The variations due to droplet movement are way to fast for your SCR
controller to respond to, and you don't want the arc current to
fluctuate that fast anyhow, so on the fast time scale you want the arc
characteristics to approximate constant current. Hence an inductor.
Good idea. I looked at the Miller Deltaweld 451 manual:

http://www.millerwelds.com/om/o232s_mil.pdf

Its schematic is really very simple.

It has a three phase transformer, three phase SCR rectifier and a
control board -- all like I have in my current welder. If you recall,
I threw away the six phase rectifier and put in a regular SCR
rectifier with a modern SCR controller.

Now look at the top right corner of the picture. The first thing you
see is a fuse-protected capacitor bank C6. (part number 29,
6*16000uF). Then to the right, you see a transformer Z1, with its
"CR1". That "Z1" is called a "stabilizer" and is part number 22.

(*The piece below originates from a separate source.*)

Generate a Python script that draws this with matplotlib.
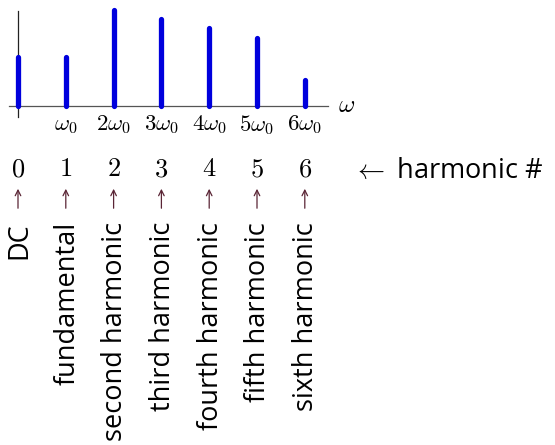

CR1 is a 24 VAC, definite purpose contactor (!)

I am not sure WTH this contactor is doing here.

It is there to vary the inductance of Z1, as Joe Gwinn already
mentioned. When the contactor is closed the current induced in the
second winding tends to cancel the flux produced by the main winding,
hence reducing the inductance. Presumably CR1 is closed only in CV
mode.

G

#### Grant Erwin

Jan 1, 1970
0
2) Instead of bypassing the inductor, install a capacitor that would
"cancel out" the effect of the inductor.

Can that be done at all, is this an insane idea or not? My hope is
that it would be done with a smaller "work envelope", utilizing
smaller wires and a smallish capacitor, instead of a bulky contactor
and big wire, etc.

If you add a capacitor, you are making an LC filter which may strongly affect
your waveform. When you want a nice rising edge of current, you might get a
sinusoidal pulse followed by ringing. I think the capacitor idea might be doable
but it would require a ton of electrical engineering.